**Task goal**
Repeat every line of the listing below exactly, minus the pictures.

━━━━━━━━

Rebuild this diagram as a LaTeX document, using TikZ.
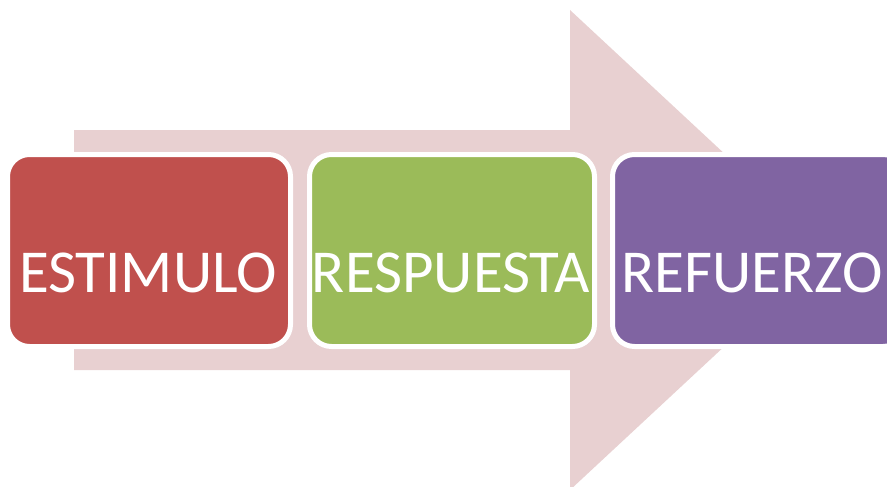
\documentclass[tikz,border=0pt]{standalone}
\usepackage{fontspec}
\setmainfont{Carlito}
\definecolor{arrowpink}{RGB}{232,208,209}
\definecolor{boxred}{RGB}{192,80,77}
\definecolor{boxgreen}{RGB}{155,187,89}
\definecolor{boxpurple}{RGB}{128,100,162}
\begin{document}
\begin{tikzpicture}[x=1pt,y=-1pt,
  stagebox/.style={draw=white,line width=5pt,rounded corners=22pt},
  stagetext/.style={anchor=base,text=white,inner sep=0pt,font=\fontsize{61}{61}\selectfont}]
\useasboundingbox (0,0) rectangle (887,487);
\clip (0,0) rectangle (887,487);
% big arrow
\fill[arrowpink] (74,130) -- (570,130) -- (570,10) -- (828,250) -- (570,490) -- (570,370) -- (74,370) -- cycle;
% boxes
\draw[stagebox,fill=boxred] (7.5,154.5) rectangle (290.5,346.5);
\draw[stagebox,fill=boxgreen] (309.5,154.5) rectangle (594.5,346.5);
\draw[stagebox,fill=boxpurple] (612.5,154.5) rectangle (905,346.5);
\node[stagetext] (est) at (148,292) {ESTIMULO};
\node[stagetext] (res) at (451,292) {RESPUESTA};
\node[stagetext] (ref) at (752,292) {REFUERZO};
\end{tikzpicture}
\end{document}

━━━━━━━━

**Answer to the exercise**
Rebuild this diagram as a LaTeX document, using TikZ.
\documentclass[tikz,border=0pt]{standalone}
\usepackage{fontspec}
\setmainfont{Carlito}
\definecolor{arrowpink}{RGB}{232,208,209}
\definecolor{boxred}{RGB}{192,80,77}
\definecolor{boxgreen}{RGB}{155,187,89}
\definecolor{boxpurple}{RGB}{128,100,162}
\begin{document}
\begin{tikzpicture}[x=1pt,y=-1pt,
  stagebox/.style={draw=white,line width=5pt,rounded corners=22pt},
  stagetext/.style={anchor=base,text=white,inner sep=0pt,font=\fontsize{61}{61}\selectfont}]
\useasboundingbox (0,0) rectangle (887,487);
\clip (0,0) rectangle (887,487);
% big arrow
\fill[arrowpink] (74,130) -- (570,130) -- (570,10) -- (828,250) -- (570,490) -- (570,370) -- (74,370) -- cycle;
% boxes
\draw[stagebox,fill=boxred] (7.5,154.5) rectangle (290.5,346.5);
\draw[stagebox,fill=boxgreen] (309.5,154.5) rectangle (594.5,346.5);
\draw[stagebox,fill=boxpurple] (612.5,154.5) rectangle (905,346.5);
\node[stagetext] (est) at (148,292) {ESTIMULO};
\node[stagetext] (res) at (451,292) {RESPUESTA};
\node[stagetext] (ref) at (752,292) {REFUERZO};
\end{tikzpicture}
\end{document}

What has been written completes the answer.